● **Work to be completed**
Print exactly the lines from the first one down to the line containing "translation = [0, 1, 2, 3, 4, 5, 6, 7, 8]", both ends included, with no pictures and nothing else.

== Given information ==

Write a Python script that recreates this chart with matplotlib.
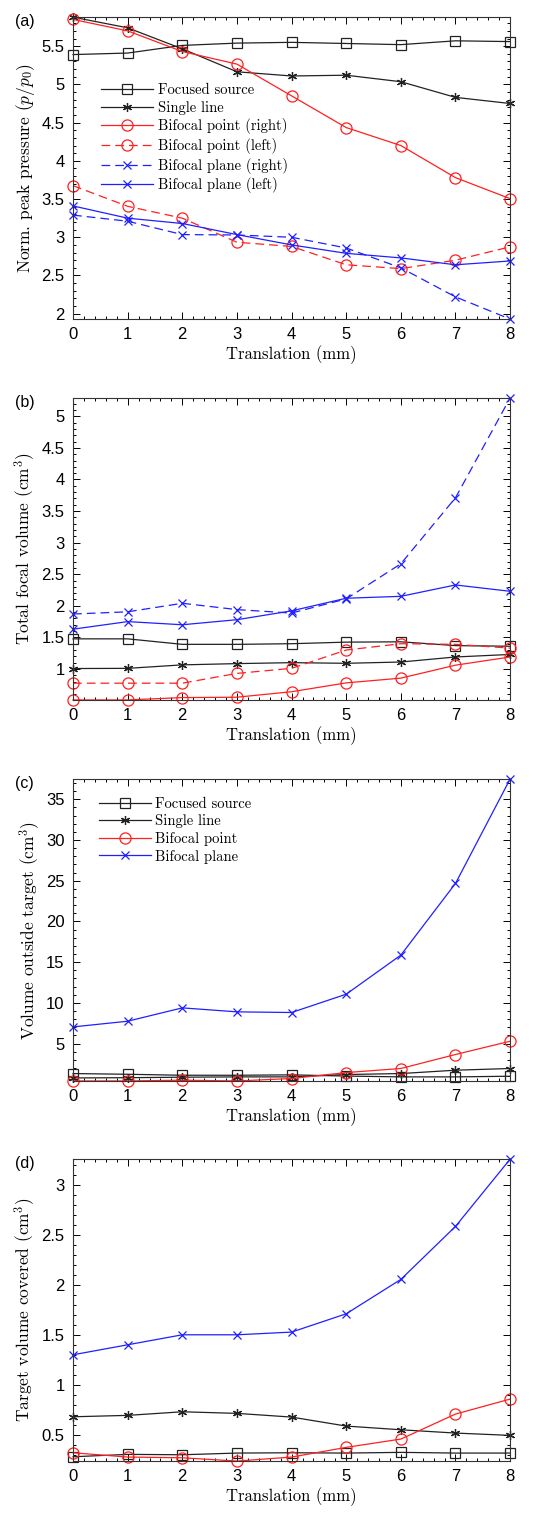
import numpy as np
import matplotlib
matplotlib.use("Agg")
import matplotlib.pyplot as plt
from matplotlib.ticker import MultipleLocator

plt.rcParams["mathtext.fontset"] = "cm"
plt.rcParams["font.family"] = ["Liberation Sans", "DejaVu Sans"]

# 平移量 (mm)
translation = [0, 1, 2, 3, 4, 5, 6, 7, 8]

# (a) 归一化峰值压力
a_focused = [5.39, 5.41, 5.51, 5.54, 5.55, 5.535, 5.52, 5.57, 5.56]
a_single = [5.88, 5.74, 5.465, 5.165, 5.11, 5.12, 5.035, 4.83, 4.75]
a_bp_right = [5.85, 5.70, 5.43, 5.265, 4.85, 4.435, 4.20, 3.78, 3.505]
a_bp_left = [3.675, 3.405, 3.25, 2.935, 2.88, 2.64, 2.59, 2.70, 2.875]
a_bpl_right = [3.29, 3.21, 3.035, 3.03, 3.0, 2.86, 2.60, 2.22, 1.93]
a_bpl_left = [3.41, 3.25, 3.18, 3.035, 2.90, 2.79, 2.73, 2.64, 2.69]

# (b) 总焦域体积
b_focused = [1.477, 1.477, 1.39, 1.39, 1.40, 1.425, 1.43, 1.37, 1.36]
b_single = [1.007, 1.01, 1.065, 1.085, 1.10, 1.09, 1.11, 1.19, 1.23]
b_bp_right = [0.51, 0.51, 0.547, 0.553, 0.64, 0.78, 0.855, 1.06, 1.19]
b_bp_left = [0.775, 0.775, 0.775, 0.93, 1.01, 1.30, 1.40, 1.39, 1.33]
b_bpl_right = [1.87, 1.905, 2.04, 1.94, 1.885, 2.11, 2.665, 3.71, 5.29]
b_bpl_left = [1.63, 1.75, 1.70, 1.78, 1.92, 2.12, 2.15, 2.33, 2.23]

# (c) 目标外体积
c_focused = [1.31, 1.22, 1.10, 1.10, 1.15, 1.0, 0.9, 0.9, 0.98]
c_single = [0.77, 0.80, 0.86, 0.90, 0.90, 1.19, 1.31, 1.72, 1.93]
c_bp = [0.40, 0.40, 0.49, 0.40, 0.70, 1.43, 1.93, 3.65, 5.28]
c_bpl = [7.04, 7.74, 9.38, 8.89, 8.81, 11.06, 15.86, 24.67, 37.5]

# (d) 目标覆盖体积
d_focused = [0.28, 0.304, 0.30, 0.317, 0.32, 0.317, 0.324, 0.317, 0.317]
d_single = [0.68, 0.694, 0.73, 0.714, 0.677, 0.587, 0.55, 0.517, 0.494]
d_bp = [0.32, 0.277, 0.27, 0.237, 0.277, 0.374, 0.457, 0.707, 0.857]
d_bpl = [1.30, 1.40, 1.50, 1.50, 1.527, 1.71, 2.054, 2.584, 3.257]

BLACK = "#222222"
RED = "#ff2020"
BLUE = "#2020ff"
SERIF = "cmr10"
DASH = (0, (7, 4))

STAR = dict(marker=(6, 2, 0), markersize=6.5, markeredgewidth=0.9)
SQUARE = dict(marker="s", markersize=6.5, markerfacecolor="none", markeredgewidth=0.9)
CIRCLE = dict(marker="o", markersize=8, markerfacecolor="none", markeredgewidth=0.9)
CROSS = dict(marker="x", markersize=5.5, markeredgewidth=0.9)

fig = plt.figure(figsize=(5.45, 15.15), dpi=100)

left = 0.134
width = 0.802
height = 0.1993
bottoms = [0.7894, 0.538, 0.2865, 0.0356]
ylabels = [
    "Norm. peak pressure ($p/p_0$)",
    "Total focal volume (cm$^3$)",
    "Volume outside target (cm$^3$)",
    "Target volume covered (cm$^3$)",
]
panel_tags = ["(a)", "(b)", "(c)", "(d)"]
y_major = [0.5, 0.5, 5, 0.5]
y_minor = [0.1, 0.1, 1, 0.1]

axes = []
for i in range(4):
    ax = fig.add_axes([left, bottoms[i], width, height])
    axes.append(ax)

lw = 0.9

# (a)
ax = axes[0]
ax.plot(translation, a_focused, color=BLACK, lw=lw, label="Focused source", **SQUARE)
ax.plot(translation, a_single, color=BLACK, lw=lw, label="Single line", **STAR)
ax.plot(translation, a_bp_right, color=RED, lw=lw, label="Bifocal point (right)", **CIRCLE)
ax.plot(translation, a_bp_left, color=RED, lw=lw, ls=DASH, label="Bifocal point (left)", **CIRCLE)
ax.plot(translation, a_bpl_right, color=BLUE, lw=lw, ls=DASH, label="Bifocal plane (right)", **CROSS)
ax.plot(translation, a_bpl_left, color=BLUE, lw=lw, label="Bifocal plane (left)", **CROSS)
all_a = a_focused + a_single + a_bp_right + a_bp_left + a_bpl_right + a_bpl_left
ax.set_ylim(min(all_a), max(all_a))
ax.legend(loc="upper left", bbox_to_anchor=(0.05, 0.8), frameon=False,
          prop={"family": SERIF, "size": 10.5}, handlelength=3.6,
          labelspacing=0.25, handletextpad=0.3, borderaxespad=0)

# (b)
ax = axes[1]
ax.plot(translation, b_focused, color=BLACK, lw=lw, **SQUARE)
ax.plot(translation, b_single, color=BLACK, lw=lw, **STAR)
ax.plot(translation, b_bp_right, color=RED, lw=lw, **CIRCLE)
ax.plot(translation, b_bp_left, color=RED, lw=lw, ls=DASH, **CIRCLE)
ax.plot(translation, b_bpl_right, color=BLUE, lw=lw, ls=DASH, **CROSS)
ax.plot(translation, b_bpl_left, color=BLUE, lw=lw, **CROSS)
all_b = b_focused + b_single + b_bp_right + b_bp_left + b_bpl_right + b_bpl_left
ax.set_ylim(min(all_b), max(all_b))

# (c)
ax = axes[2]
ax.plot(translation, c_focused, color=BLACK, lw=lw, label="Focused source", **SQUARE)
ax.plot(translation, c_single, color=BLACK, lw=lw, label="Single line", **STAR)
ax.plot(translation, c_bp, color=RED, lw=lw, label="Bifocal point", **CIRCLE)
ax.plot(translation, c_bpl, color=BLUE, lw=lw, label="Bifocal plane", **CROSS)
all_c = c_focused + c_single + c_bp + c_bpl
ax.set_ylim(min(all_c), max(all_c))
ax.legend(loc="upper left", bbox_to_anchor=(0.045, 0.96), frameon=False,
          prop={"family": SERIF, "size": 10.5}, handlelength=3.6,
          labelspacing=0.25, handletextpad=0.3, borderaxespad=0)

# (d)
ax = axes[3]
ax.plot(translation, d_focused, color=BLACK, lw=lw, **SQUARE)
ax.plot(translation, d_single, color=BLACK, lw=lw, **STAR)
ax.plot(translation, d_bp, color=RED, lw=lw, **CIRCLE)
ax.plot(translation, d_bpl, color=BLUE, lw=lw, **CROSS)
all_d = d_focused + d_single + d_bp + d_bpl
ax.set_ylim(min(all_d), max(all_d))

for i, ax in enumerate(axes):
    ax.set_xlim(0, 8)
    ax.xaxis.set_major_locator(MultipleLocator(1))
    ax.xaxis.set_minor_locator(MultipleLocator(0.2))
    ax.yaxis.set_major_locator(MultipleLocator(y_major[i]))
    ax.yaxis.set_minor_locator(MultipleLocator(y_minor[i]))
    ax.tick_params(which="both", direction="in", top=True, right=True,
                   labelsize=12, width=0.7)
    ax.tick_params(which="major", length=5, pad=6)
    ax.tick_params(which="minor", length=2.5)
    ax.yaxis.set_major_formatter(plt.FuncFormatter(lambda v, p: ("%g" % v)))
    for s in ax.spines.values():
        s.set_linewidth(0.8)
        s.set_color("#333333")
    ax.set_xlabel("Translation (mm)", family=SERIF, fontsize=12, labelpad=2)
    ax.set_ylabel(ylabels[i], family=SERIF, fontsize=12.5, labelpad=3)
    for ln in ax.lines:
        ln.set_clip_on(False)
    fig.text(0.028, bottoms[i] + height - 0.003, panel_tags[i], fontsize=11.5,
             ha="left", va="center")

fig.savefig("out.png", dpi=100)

===

● **Written answer**
Write a Python script that recreates this chart with matplotlib.
import numpy as np
import matplotlib
matplotlib.use("Agg")
import matplotlib.pyplot as plt
from matplotlib.ticker import MultipleLocator

plt.rcParams["mathtext.fontset"] = "cm"
plt.rcParams["font.family"] = ["Liberation Sans", "DejaVu Sans"]

# 平移量 (mm)
translation = [0, 1, 2, 3, 4, 5, 6, 7, 8]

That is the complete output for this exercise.